Research in the Sobkowicz group is focused on the convergence of polymer science and engineering and sustainability. We are interested in manufacturing and engineering approaches to improve the environmental profile of plastics, while seeking deeper understanding of structure-processing-property relationships in the systems we investigate.

Plastics recycling using hybrid chemical/mechanical approaches

We are studying high speed reactive extrusion for hybrid chemical-mechanical recycling of multi-component polymer flexible films. We aim to produce new packaging and other materials from multilayer plastic film through partial depolymerization and homogenization.
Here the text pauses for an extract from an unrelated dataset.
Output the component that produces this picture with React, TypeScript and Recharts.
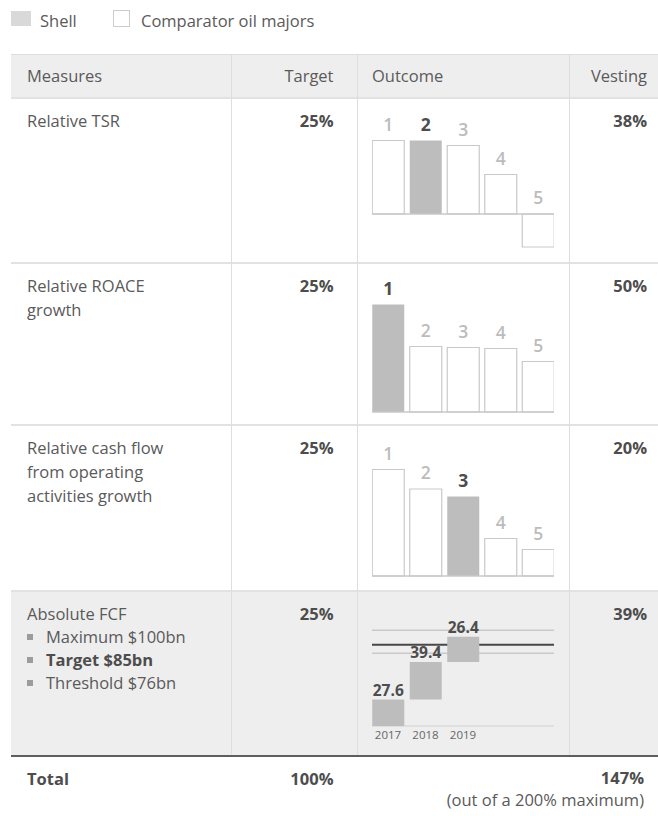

Most existing recycling schemes for multi-polymer blends result in downcycling, severely limiting industrial viability due to lowered value. In our work, we create new chemical and material streams with added value as new flexible film (high molecular weight (MW)), compatibilizer tie layers or adhesives (medium MW), and polymer additives or lubricant oils (Low MW).


Biodegradable Polymers for Agricultural Applications

We are syntheizing biodegradable, biobased polymers with the aim of producing novel compounds for agricultural applications. We are studying the bimodal release of chemicals from these polymers through simultaneous control over degradation and diffusion. These coatings could provide an enviromentally friendly solution to over-fertilization and migration of pesticides and herbicides. The use of controlled release schemes can prevent water contamination from runoff, while approaching plant health in a more tailored way. 


Thermally Conductive Polymer Composites

In this project, we are working with thermally conductive composites to produce tubing to be used in heat exchange devices. State of the art thermal regulation garments use conventional plastic tubing that impedes thermal transport into the flowing fluid. By reducing the thermal resistance through the tube, we can improve the efficiency of the devices. However, these thermally conductive composites are also challenging to process due to their high filler content. Our research seeks connections between the processing, structure, and performance in this tubing.